SET PROBLEM: Give a verbatim copy of the lines below, minus the pictures.

INFORMATION PROVIDED:
-------

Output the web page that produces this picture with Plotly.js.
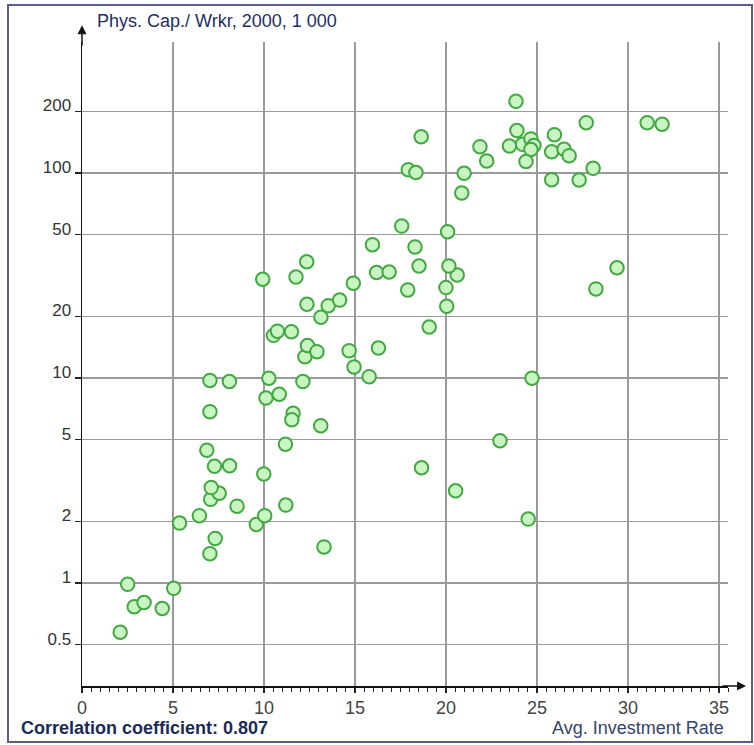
<!DOCTYPE html>
<html>
<head>
<meta charset="utf-8">
<script src="https://cdn.plot.ly/plotly-3.0.1.min.js"></script>
<style>
html,body{margin:0;padding:0;background:#fff;}
#chart{width:754px;height:745px;}
</style>
</head>
<body>
<div id="chart"></div>
<script>
// Average investment rate (x) and physical capital per worker, 2000, in thousands (y)
const investRate = [2.10,2.51,2.87,3.41,4.41,5.04,5.36,6.45,7.03,7.32,
  7.07,7.54,7.10,8.52,9.58,10.04,11.20,9.99,7.28,8.11,
  6.86,11.18,7.03,11.60,11.53,13.12,10.11,10.84,7.03,8.10,
  10.27,12.14,15.78,14.95,13.30,18.66,20.53,22.97,24.52,24.73,
  12.25,12.39,12.91,14.68,16.29,10.52,10.74,11.51,13.13,19.08,
  13.53,12.36,14.16,20.04,17.90,20.0,14.91,9.93,11.76,16.19,
  16.88,20.62,18.52,20.16,12.35,15.96,18.30,17.57,20.09,18.64,
  17.93,18.35,21.0,20.87,21.87,22.24,23.49,23.85,23.90,24.21,
  24.67,24.84,24.67,24.40,25.96,25.81,26.49,26.77,27.71,28.09,
  25.81,27.32,29.40,28.24,31.06,31.88];
const capPerWorker = [0.575,0.985,0.766,0.803,0.751,0.942,1.96,2.13,1.39,1.65,
  2.56,2.74,2.92,2.37,1.93,2.13,2.40,3.40,3.71,3.73,
  4.44,4.75,6.85,6.73,6.26,5.85,7.99,8.33,9.72,9.61,
  9.97,9.61,10.15,11.31,1.50,3.65,2.82,4.94,2.05,9.97,
  12.7,14.41,13.44,13.59,14.01,16.14,16.92,16.82,19.78,17.74,
  22.53,22.9,24.0,22.4,26.9,27.6,28.97,30.3,31.1,32.7,
  32.9,31.8,35.2,35.2,36.9,44.7,43.6,55.1,51.7,150.3,
  103.8,100.6,99.7,79.9,134.4,114.4,135.4,223.7,161.2,138,
  146.6,136.2,130.2,113.8,153.8,127,130.6,121.5,176,105.4,
  92.8,92.4,34.5,27.2,176,172.9];

const yTickVals = [0.5,1,2,5,10,20,50,100,200];
const yTickText = ['0.5','1','2','5','10','20','50','100','200'];
const xTickVals = [0,5,10,15,20,25,30,35];
const xTickText = ['0','5','10','15','20','25','30','35'];

const yTitle = 'Phys. Cap./ Wrkr, 2000, 1 000';
const xTitle = 'Avg. Investment Rate';
const corrText = 'Correlation coefficient: 0.807';

const FONT = '"Liberation Sans", Arial, sans-serif';
const NARROW = '"Liberation Sans Narrow", "Liberation Sans", Arial, sans-serif';

const trace = {
  type: 'scatter',
  mode: 'markers',
  x: investRate,
  y: capPerWorker,
  marker: {
    size: 13.5,
    color: '#c8f5c2',
    line: {color: '#43a843', width: 2}
  },
  hoverinfo: 'x+y'
};

const layout = {
  width: 754,
  height: 745,
  margin: {l: 82, r: 26, t: 42, b: 59},
  paper_bgcolor: '#ffffff',
  plot_bgcolor: '#ffffff',
  showlegend: false,
  font: {family: FONT, color: '#333'},
  xaxis: {
    range: [0, 35.5],
    tickvals: xTickVals,
    ticktext: xTickText,
    ticks: 'outside',
    ticklen: 5,
    tickwidth: 1.2,
    tickcolor: '#222',
    minor: {dtick: 0.5, tick0: 0, ticks: 'outside', ticklen: 4, tickwidth: 1, tickcolor: '#222', showgrid: false},
    showgrid: true,
    gridcolor: '#9a9a9a',
    gridwidth: 1.5,
    showline: true,
    linecolor: '#111',
    linewidth: 1.5,
    zeroline: false,
    tickfont: {family: NARROW, size: 18, color: '#444'},
    fixedrange: true
  },
  yaxis: {
    type: 'log',
    range: [-0.5024, 2.639],
    tickvals: yTickVals,
    ticktext: yTickText,
    ticks: 'outside',
    ticklen: 6,
    tickwidth: 1.2,
    tickcolor: '#222',
    ticklabelshift: -6,
    showgrid: true,
    gridcolor: '#9a9a9a',
    gridwidth: 1.5,
    showline: true,
    linecolor: '#111',
    linewidth: 1.5,
    zeroline: false,
    tickfont: {family: FONT, size: 17, color: '#333'},
    fixedrange: true
  },
  annotations: [
    {xref: 'paper', yref: 'paper', x: 0, y: 1.026, ax: 0, ay: 22,
     showarrow: true, arrowhead: 2, arrowsize: 1.2, arrowwidth: 1.5, arrowcolor: '#111', text: ''},
    {xref: 'paper', yref: 'paper', x: 1.028, y: 0, ax: -25, ay: 0,
     showarrow: true, arrowhead: 2, arrowsize: 1.2, arrowwidth: 1.5, arrowcolor: '#111', text: ''},
    {xref: 'paper', yref: 'paper', x: 13/646, y: 1.032, xanchor: 'left', yanchor: 'middle',
     showarrow: false, text: yTitle, font: {family: FONT, size: 18, color: '#1e2f63'}},
    {xref: 'paper', yref: 'paper', x: 644/646, y: -42/644, xanchor: 'right', yanchor: 'middle',
     showarrow: false, text: xTitle, font: {family: FONT, size: 18, color: '#34436b'}},
    {xref: 'paper', yref: 'paper', x: -63/646, y: -42/644, xanchor: 'left', yanchor: 'middle',
     showarrow: false, text: '<b>' + corrText + '</b>', font: {family: FONT, size: 18, color: '#1b2b58'}}
  ],
  shapes: [
    {type: 'rect', xref: 'paper', yref: 'paper',
     x0: -74/646, x1: 670/646, y0: -56/644, y1: 681/644,
     line: {color: '#5a5e8c', width: 2}, fillcolor: 'rgba(0,0,0,0)', layer: 'below'}
  ]
};

Plotly.newPlot('chart', [trace], layout, {displayModeBar: false, staticPlot: true});
</script>
</body>
</html>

-------

SOLUTION FOR THIS EXERCISE:
Output the web page that produces this picture with Plotly.js.
<!DOCTYPE html>
<html>
<head>
<meta charset="utf-8">
<script src="https://cdn.plot.ly/plotly-3.0.1.min.js"></script>
<style>
html,body{margin:0;padding:0;background:#fff;}
#chart{width:754px;height:745px;}
</style>
</head>
<body>
<div id="chart"></div>
<script>
// Average investment rate (x) and physical capital per worker, 2000, in thousands (y)
const investRate = [2.10,2.51,2.87,3.41,4.41,5.04,5.36,6.45,7.03,7.32,
  7.07,7.54,7.10,8.52,9.58,10.04,11.20,9.99,7.28,8.11,
  6.86,11.18,7.03,11.60,11.53,13.12,10.11,10.84,7.03,8.10,
  10.27,12.14,15.78,14.95,13.30,18.66,20.53,22.97,24.52,24.73,
  12.25,12.39,12.91,14.68,16.29,10.52,10.74,11.51,13.13,19.08,
  13.53,12.36,14.16,20.04,17.90,20.0,14.91,9.93,11.76,16.19,
  16.88,20.62,18.52,20.16,12.35,15.96,18.30,17.57,20.09,18.64,
  17.93,18.35,21.0,20.87,21.87,22.24,23.49,23.85,23.90,24.21,
  24.67,24.84,24.67,24.40,25.96,25.81,26.49,26.77,27.71,28.09,
  25.81,27.32,29.40,28.24,31.06,31.88];
const capPerWorker = [0.575,0.985,0.766,0.803,0.751,0.942,1.96,2.13,1.39,1.65,
  2.56,2.74,2.92,2.37,1.93,2.13,2.40,3.40,3.71,3.73,
  4.44,4.75,6.85,6.73,6.26,5.85,7.99,8.33,9.72,9.61,
  9.97,9.61,10.15,11.31,1.50,3.65,2.82,4.94,2.05,9.97,
  12.7,14.41,13.44,13.59,14.01,16.14,16.92,16.82,19.78,17.74,
  22.53,22.9,24.0,22.4,26.9,27.6,28.97,30.3,31.1,32.7,
  32.9,31.8,35.2,35.2,36.9,44.7,43.6,55.1,51.7,150.3,
  103.8,100.6,99.7,79.9,134.4,114.4,135.4,223.7,161.2,138,
  146.6,136.2,130.2,113.8,153.8,127,130.6,121.5,176,105.4,
  92.8,92.4,34.5,27.2,176,172.9];

const yTickVals = [0.5,1,2,5,10,20,50,100,200];
const yTickText = ['0.5','1','2','5','10','20','50','100','200'];
const xTickVals = [0,5,10,15,20,25,30,35];
const xTickText = ['0','5','10','15','20','25','30','35'];

const yTitle = 'Phys. Cap./ Wrkr, 2000, 1 000';
const xTitle = 'Avg. Investment Rate';
const corrText = 'Correlation coefficient: 0.807';

const FONT = '"Liberation Sans", Arial, sans-serif';
const NARROW = '"Liberation Sans Narrow", "Liberation Sans", Arial, sans-serif';

const trace = {
  type: 'scatter',
  mode: 'markers',
  x: investRate,
  y: capPerWorker,
  marker: {
    size: 13.5,
    color: '#c8f5c2',
    line: {color: '#43a843', width: 2}
  },
  hoverinfo: 'x+y'
};

const layout = {
  width: 754,
  height: 745,
  margin: {l: 82, r: 26, t: 42, b: 59},
  paper_bgcolor: '#ffffff',
  plot_bgcolor: '#ffffff',
  showlegend: false,
  font: {family: FONT, color: '#333'},
  xaxis: {
    range: [0, 35.5],
    tickvals: xTickVals,
    ticktext: xTickText,
    ticks: 'outside',
    ticklen: 5,
    tickwidth: 1.2,
    tickcolor: '#222',
    minor: {dtick: 0.5, tick0: 0, ticks: 'outside', ticklen: 4, tickwidth: 1, tickcolor: '#222', showgrid: false},
    showgrid: true,
    gridcolor: '#9a9a9a',
    gridwidth: 1.5,
    showline: true,
    linecolor: '#111',
    linewidth: 1.5,
    zeroline: false,
    tickfont: {family: NARROW, size: 18, color: '#444'},
    fixedrange: true
  },
  yaxis: {
    type: 'log',
    range: [-0.5024, 2.639],
    tickvals: yTickVals,
    ticktext: yTickText,
    ticks: 'outside',
    ticklen: 6,
    tickwidth: 1.2,
    tickcolor: '#222',
    ticklabelshift: -6,
    showgrid: true,
    gridcolor: '#9a9a9a',
    gridwidth: 1.5,
    showline: true,
    linecolor: '#111',
    linewidth: 1.5,
    zeroline: false,
    tickfont: {family: FONT, size: 17, color: '#333'},
    fixedrange: true
  },
  annotations: [
    {xref: 'paper', yref: 'paper', x: 0, y: 1.026, ax: 0, ay: 22,
     showarrow: true, arrowhead: 2, arrowsize: 1.2, arrowwidth: 1.5, arrowcolor: '#111', text: ''},
    {xref: 'paper', yref: 'paper', x: 1.028, y: 0, ax: -25, ay: 0,
     showarrow: true, arrowhead: 2, arrowsize: 1.2, arrowwidth: 1.5, arrowcolor: '#111', text: ''},
    {xref: 'paper', yref: 'paper', x: 13/646, y: 1.032, xanchor: 'left', yanchor: 'middle',
     showarrow: false, text: yTitle, font: {family: FONT, size: 18, color: '#1e2f63'}},
    {xref: 'paper', yref: 'paper', x: 644/646, y: -42/644, xanchor: 'right', yanchor: 'middle',
     showarrow: false, text: xTitle, font: {family: FONT, size: 18, color: '#34436b'}},
    {xref: 'paper', yref: 'paper', x: -63/646, y: -42/644, xanchor: 'left', yanchor: 'middle',
     showarrow: false, text: '<b>' + corrText + '</b>', font: {family: FONT, size: 18, color: '#1b2b58'}}
  ],
  shapes: [
    {type: 'rect', xref: 'paper', yref: 'paper',
     x0: -74/646, x1: 670/646, y0: -56/644, y1: 681/644,
     line: {color: '#5a5e8c', width: 2}, fillcolor: 'rgba(0,0,0,0)', layer: 'below'}
  ]
};

Plotly.newPlot('chart', [trace], layout, {displayModeBar: false, staticPlot: true});
</script>
</body>
</html>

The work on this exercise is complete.